Table 2 Estimates of d under the assumption of white noise residuals
Table 3 Estimates of d under the assumption of autocorrelated (Bloomfield) residuals
Table 4 Estimates of d for the squared differences with white noise residuals
Table 5 Estimates of d for the squared differenced with autocorrelated (Bloomfield) residuals

Tables 2 and 3 show the results obtained for the persistence of the risk premium under the assumption of white noise and autocorrelated disturbances respectively. In both cases the selected specification includes an intercept only. It can be seen that with white noise errors (Table 2) the null hypothesis of I(1) or a unit root cannot be rejected in the majority of cases; it is only rejected (in favour of orders of integration which are above 1) in the case of the US for the 10, 5 and 2 year time horizons with monthly data, and also for Germany and Japan for the 5 year time span with monthly data. In all other cases d is not statistically different from 1, which supports the random walk hypothesis; there is no evidence of mean reversion (d < 1) in any single case. When assuming autocorrelation in the disturbances (Table 3) the estimated values of d are slightly lower but the unit root null hypothesis can still not be rejected in any case. This I(1) behaviour is consistent with market efficiency.

Next we analyse persistence in the volatility of the risk premium (measured by its squared first differences). Tables 4 and 5 report the estimated values of d with their confidence bands, again for the two cases of white noise and autocorrelated errors respectively. The two sets of results are very similar, most of the values of d lying in the interval (0, 0.5) and implying stationary long-memory behaviour. There are only two cases when the I(0) hypothesis of short memory cannot be rejected, namely for Japan and the US with a 5-year span and monthly data. We also find a significant time trend in the case of the US with a 10-year span and monthly data.

Finally, we consider the possibility of structural breaks. Given the similarity between the monthly and the weekly results for d for all series and the fact that the US is the largest economy with the longest time span, we decided to focus on the US case at the monthly frequency with 10-year, 5-year and 2-year spans. Specifically, we carry out the Bai and Perron (2003) and Gil-Alana’s (2008) tests for multiple breaks. Both suggest the presence of two, three and four breaks for the monthly data over a 10, 5 and 2-year span respectively. The specific break dates are displayed in Table 6 and are the following: 1974 m09 and 1997 m11 for the 10-year span; 1981 m11, 1997 m05 and 2007 m1 for the 5-year span, and 1982 m11, 1989 m04, 1997 m06 and 2008 m03 for the 2-year span, and broadly coincide with the 1973–74 oil crisis, the early US 1980s recession resulting from the Fed’s contractionary monetary policy, the 1997 Asian financial crisis, and the 2007 global financial crisis. One of the detected breaks in the 2-year sample corresponds to the 1998 Savings and Loan crisis. As for the volatility series, a single break is detected, in 1974 for the 10-year sample, and in 2003 for the other two.

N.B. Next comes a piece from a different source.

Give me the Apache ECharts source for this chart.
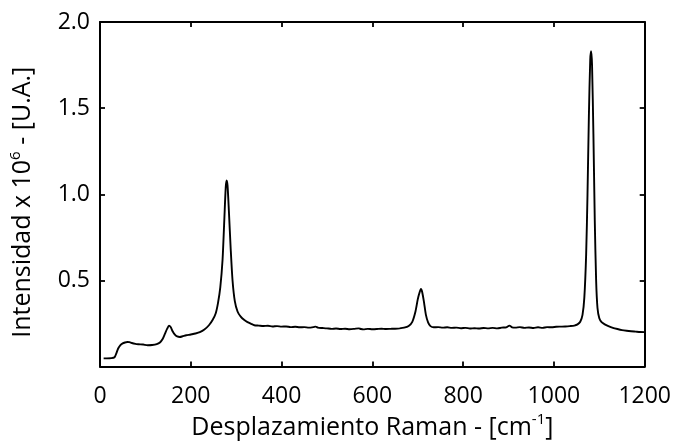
<!DOCTYPE html>
<html>
<head>
<meta charset="utf-8">
<script src="https://cdn.jsdelivr.net/npm/echarts@6/dist/echarts.min.js"></script>
<style>
  html, body { margin: 0; padding: 0; background: #fff; }
  #chart { width: 674px; height: 445px; }
</style>
</head>
<body>
<div id="chart"></div>
<script>
// Raman shift (cm^-1) and intensity (x 10^6, arbitrary units)
const ramanShift = [
  8, 15, 25, 32, 36, 40, 45, 50, 55, 60, 65, 70, 78, 85, 95, 105, 115, 125, 132, 138,
  143, 148, 152, 156, 160, 165, 170, 176, 182, 190, 200, 210, 220, 230, 240, 248, 255, 260, 265, 270,
  274, 277, 279, 281, 284, 288, 292, 297, 303, 310, 318, 325, 333, 340, 350, 360, 370, 380, 390, 400,
  410, 420, 430, 440, 450, 460, 470, 475, 480, 490, 500, 510, 520, 530, 540, 550, 560, 570, 575, 580,
  590, 600, 610, 620, 630, 640, 650, 660, 670, 680, 688, 695, 700, 704, 707, 710, 714, 718, 723, 728,
  735, 745, 755, 765, 775, 785, 795, 805, 815, 825, 835, 845, 855, 865, 875, 885, 895, 902, 908, 915,
  925, 935, 945, 955, 965, 975, 985, 995, 1005, 1015, 1025, 1035, 1045, 1052, 1058, 1063, 1067, 1071, 1074, 1077,
  1080, 1082, 1084, 1087, 1090, 1093, 1096, 1100, 1105, 1112, 1120, 1130, 1140, 1150, 1160, 1170, 1180, 1190, 1200
];
const intensity = [
  0.048, 0.048, 0.049, 0.054, 0.077, 0.105, 0.125, 0.135, 0.140, 0.143, 0.142, 0.137, 0.132, 0.130, 0.128, 0.124, 0.125, 0.130, 0.140, 0.160,
  0.190, 0.220, 0.238, 0.228, 0.205, 0.185, 0.175, 0.172, 0.176, 0.182, 0.186, 0.192, 0.200, 0.215, 0.240, 0.270, 0.310, 0.370, 0.460, 0.620,
  0.860, 1.040, 1.080, 1.050, 0.900, 0.680, 0.500, 0.380, 0.320, 0.290, 0.270, 0.258, 0.248, 0.240, 0.238, 0.236, 0.237, 0.233, 0.235, 0.232,
  0.233, 0.229, 0.231, 0.228, 0.229, 0.226, 0.229, 0.232, 0.226, 0.224, 0.222, 0.219, 0.221, 0.218, 0.220, 0.217, 0.219, 0.222, 0.218, 0.216,
  0.219, 0.217, 0.218, 0.220, 0.218, 0.219, 0.220, 0.222, 0.226, 0.236, 0.260, 0.320, 0.390, 0.430, 0.450, 0.430, 0.370, 0.300, 0.255, 0.235,
  0.228, 0.229, 0.226, 0.228, 0.225, 0.226, 0.223, 0.225, 0.221, 0.223, 0.221, 0.224, 0.222, 0.225, 0.222, 0.226, 0.228, 0.238, 0.228, 0.226,
  0.229, 0.225, 0.227, 0.224, 0.228, 0.225, 0.229, 0.228, 0.231, 0.232, 0.233, 0.235, 0.238, 0.245, 0.260, 0.300, 0.400, 0.650, 1.000, 1.450,
  1.780, 1.830, 1.750, 1.350, 0.850, 0.500, 0.340, 0.280, 0.258, 0.245, 0.235, 0.225, 0.218, 0.212, 0.208, 0.205, 0.203, 0.201, 0.200
];
const xTicks = [0, 200, 400, 600, 800, 1000, 1200];
const yTicks = [0.5, 1.0, 1.5, 2.0];

const FONT = '"Open Sans", "Noto Sans", sans-serif';
const points = ramanShift.map((x, i) => [x, intensity[i]]);

const frame = { show: true, onZero: false, lineStyle: { color: '#000', width: 2 } };
const ticksIn = { show: true, inside: true, length: 5, lineStyle: { color: '#000', width: 1.8 } };

const chart = echarts.init(document.getElementById('chart'), null, { renderer: 'canvas' });
chart.setOption({
  animation: false,
  backgroundColor: '#fff',
  grid: { left: 97, right: 29, top: 22, bottom: 73, containLabel: false },
  xAxis: [
    {
      type: 'value', position: 'bottom', min: 0, max: 1200, interval: 200,
      axisLine: frame, axisTick: ticksIn, splitLine: { show: false },
      axisLabel: {
        color: '#000', fontFamily: FONT, fontSize: 23, margin: 18,
        formatter: v => (xTicks.includes(v) ? String(v) : '')
      },
      name: '{a|Desplazamiento Raman - [cm}{s|-1}{a|]}',
      nameLocation: 'middle', nameGap: 42,
      nameTextStyle: {
        rich: {
          a: { fontFamily: FONT, fontSize: 25, color: '#000', lineHeight: 30 },
          s: { fontFamily: FONT, fontSize: 15, color: '#000', lineHeight: 30, verticalAlign: 'top' }
        }
      }
    },
    {
      type: 'value', position: 'top', min: 0, max: 1200, interval: 200,
      axisLine: frame, axisTick: ticksIn, axisLabel: { show: false }, splitLine: { show: false }
    }
  ],
  yAxis: [
    {
      type: 'value', position: 'left', min: 0, max: 2, interval: 0.5,
      axisLine: frame, axisTick: ticksIn, splitLine: { show: false },
      axisLabel: {
        color: '#000', fontFamily: FONT, fontSize: 23, margin: 10,
        showMinLabel: false,
        formatter: v => (yTicks.some(t => Math.abs(t - v) < 1e-9) ? v.toFixed(1) : '')
      },
      name: '{a|Intensidad x 10}{s|6}{a| - [U.A.]}',
      nameLocation: 'middle', nameGap: 62,
      nameTextStyle: {
        padding: [0, 16, 0, 0],
        rich: {
          a: { fontFamily: FONT, fontSize: 25, color: '#000', lineHeight: 30 },
          s: { fontFamily: FONT, fontSize: 15, color: '#000', lineHeight: 30, verticalAlign: 'top' }
        }
      }
    },
    {
      type: 'value', position: 'right', min: 0, max: 2, interval: 0.5,
      axisLine: frame, axisTick: ticksIn, axisLabel: { show: false }, splitLine: { show: false }
    }
  ],
  series: [
    {
      type: 'line',
      xAxisIndex: 0,
      yAxisIndex: 0,
      data: points,
      showSymbol: false,
      smooth: 0.25,
      lineStyle: { color: '#000', width: 1.9 }
    }
  ]
});
</script>
</body>
</html>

Table 6 Break dates using the Bai and Perron (2003) and Gil-Alana (2008) tests

Having detected some breaks in the series of interest, we re-estimate the differencing parameter d for each of the subsamples to see if it has changed over time. Its estimated values for both the risk premium and its volatility under the alternative assumptions of white noise and autocorrelated residuals are reported in Tables 7 and 8 respectively. In the former case (see Table 7) there is no evidence of mean reversion in the risk premium, and a slight increase in persistence in the second and third subsamples. As for volatility, there is a sizeable increase in the case of the 10-year sample, a slight one in the case of the 5-year sample, and a decrease in the case of the 2-year one.

Table 7 Estimates of d for each subsample: White noise errors
Table 8 Estimates of d for each subsample: White noise errors

When allowing for autocorrelation in the residuals (see Table 8), the values of d are generally smaller though the confidence intervals are much wider, such that the I(1) hypothesis cannot be rejected in any single case. Thus, once more, there is no evidence of mean reversion in the risk premium. As for volatility, its persistence increases in the case of the 10-year sample, and a decrease in the other two.

5 Conclusions

The CAPM is still the most popular model for analysing the relationship between risk and return. This paper provides evidence on the degree of persistence of one of its key components, namely the market risk premium, as well as its volatility. The analysis applies fractional integration methods to data for the US, Germany and Japan, and for robustness purposes considers different time horizons (2, 5 and 10 years) and frequencies (monthly and weekly). The empirical findings in most cases imply that the market risk premium is a highly persistent variable which can be characterized as a random walk process, whilst its volatility is less persistent and exhibits stationary long-memory behaviour. There is also evidence that in the case of the US the degree of persistence has changed as a results of various events such as the 1973–74 oil crisis, the early 1980s recession resulting from the Fed’s contractionary monetary policy, the 1997 Asian financial crisis, and the 2007 global financial crisis; this is confirmed by both endogenous break tests and the associated subsample estimates. Market participants should take this evidence into account when designing their investment strategies.